Al Sociale arriva Michele Placido

Il popolare attore al centro dello spettacolo messo in scena con la regia di Paolo Valerio

Al Sociale arriva Michele Placido

 Domenica prossima Michele Placido protagonista al Teatro Sociale. Nuovo appuntamento con la stagione di prosa domenica alle 21, andrà in scena “La bottega del caffè” di Carlo Goldoni, con Michele Placido.

Il regista Paolo Valerio a proposito dello spettacolo ha detto che “Accogliamo e portiamo sulla scena tutta la vitalità e il divertimento della commedia, la comprensione che l’autore mostra per l’uomo - di cui ritrae con sottigliezza le virtù ed i lati oscuri - il suo amore viscerale per il teatro, per la scrittura, per gli attori, sulle cui potenzialità costruiva personaggi universali. Di questo testo meraviglioso è protagonista un microcosmo di persone che gravitano in un campiello veneziano”.

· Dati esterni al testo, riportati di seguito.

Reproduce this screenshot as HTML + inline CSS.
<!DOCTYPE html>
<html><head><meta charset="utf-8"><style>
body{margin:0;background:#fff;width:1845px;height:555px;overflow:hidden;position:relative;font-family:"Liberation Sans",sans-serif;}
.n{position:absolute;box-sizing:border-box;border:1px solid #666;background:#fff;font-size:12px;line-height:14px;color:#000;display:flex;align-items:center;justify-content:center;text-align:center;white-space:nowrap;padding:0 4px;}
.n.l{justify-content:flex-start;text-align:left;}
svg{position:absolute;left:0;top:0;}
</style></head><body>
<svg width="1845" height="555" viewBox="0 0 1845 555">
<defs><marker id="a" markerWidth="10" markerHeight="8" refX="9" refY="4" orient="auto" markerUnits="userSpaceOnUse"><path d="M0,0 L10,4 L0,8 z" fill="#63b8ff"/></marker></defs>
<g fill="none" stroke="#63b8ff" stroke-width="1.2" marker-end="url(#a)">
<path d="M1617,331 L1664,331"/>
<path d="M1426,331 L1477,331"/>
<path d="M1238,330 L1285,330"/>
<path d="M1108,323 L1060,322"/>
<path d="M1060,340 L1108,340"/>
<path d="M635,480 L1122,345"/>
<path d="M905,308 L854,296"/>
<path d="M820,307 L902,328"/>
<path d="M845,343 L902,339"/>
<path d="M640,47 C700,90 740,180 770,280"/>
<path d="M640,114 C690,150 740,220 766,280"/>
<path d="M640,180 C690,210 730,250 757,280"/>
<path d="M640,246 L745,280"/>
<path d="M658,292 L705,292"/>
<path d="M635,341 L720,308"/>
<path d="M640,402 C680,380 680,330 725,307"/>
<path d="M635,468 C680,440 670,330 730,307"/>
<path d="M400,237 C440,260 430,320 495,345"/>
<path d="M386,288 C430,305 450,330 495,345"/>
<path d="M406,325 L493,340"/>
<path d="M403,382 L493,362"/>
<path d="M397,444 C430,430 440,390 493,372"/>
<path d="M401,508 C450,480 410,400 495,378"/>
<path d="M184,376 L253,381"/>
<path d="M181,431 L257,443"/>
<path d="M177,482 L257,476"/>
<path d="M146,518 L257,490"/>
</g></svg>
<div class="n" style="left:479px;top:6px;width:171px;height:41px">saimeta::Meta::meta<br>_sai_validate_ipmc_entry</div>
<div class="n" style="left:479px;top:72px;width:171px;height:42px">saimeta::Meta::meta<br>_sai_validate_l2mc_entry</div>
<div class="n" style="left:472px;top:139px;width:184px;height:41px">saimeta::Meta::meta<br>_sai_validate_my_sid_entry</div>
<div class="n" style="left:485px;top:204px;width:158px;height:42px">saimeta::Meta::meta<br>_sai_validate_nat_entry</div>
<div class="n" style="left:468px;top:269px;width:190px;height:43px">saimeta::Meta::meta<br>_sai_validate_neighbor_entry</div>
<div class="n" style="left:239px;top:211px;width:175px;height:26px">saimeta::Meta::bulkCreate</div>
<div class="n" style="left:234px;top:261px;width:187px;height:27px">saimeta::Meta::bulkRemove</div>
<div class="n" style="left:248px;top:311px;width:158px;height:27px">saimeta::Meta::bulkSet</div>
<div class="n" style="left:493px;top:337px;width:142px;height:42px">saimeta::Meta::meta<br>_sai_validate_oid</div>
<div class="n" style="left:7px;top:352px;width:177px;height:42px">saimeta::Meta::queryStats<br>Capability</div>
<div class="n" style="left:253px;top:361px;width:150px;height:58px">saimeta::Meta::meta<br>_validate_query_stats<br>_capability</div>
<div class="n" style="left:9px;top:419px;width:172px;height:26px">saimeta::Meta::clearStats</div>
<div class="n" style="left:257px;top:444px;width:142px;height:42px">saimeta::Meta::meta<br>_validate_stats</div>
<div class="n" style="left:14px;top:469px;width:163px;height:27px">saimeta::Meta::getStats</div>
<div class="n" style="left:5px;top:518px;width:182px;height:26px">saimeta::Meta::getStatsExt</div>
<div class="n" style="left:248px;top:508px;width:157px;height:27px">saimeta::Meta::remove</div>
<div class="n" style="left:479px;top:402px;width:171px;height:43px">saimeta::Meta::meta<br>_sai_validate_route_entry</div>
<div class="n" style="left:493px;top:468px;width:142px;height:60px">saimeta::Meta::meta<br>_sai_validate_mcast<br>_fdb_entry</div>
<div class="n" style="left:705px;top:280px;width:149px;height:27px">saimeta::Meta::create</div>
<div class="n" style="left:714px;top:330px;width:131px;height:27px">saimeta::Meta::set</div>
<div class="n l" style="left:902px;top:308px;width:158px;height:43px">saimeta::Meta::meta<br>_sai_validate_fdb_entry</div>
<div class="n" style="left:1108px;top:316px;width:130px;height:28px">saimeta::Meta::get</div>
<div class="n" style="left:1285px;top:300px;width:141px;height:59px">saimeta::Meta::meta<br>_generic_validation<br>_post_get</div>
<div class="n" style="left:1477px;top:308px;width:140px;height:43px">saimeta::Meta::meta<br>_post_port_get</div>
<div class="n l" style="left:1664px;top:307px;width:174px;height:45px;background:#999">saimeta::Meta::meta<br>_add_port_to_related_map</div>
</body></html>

La trama. Ecco allora Don Marzio, il nobile napoletano che osserva seduto al caffè questo piccolo mondo e con malizia ne intriga i destini, interpretato dal carismatico Michele Placido. Lo attorniano figure tutte importanti, ognuna ambigua e interessante: una coralità in cui la pièce trova il fulcro del suo impeccabile meccanismo, che imprime ritmi vorticosi alle interazioni fra i personaggi. “Cosa succede? - continua il regista - nulla di clamoroso: qualcuno si rovina al gioco, due amanti si ritrovano e si perdonano, qualche sogno s’infrange… ma soprattutto si spettegola”. E ancora: nel perfetto meccanismo drammaturgico de “La bottega del caffè”, nella sua incantevole leggerezza, tante sono le tracce di questo lato d’ombra: basti pensare alle molte battute banali fra i personaggi (“che bella giornata… “pioverà”…), un linguaggio esteriore che cela situazioni destinate a degenerare e caratteri solo apparentemente limpidi.

“Ho voluto alludere - spiega il regista - a questo mondo sotterraneo richiamando il carnevale, a cui la commedia rimanda, attraverso alcuni momenti in cui gli attori si muovono in scena indossando delle bautte bianche. Maschere che servono a festeggiare ma anche a celare sentimenti e intenzioni: assieme all’aspetto in parte scheletrico della scenografia, segnano da un lato un legame con il mondo goldoniano e al contempo una frattura, un possibile uso simbolico e ‘altro’ degli elementi della tradizione”.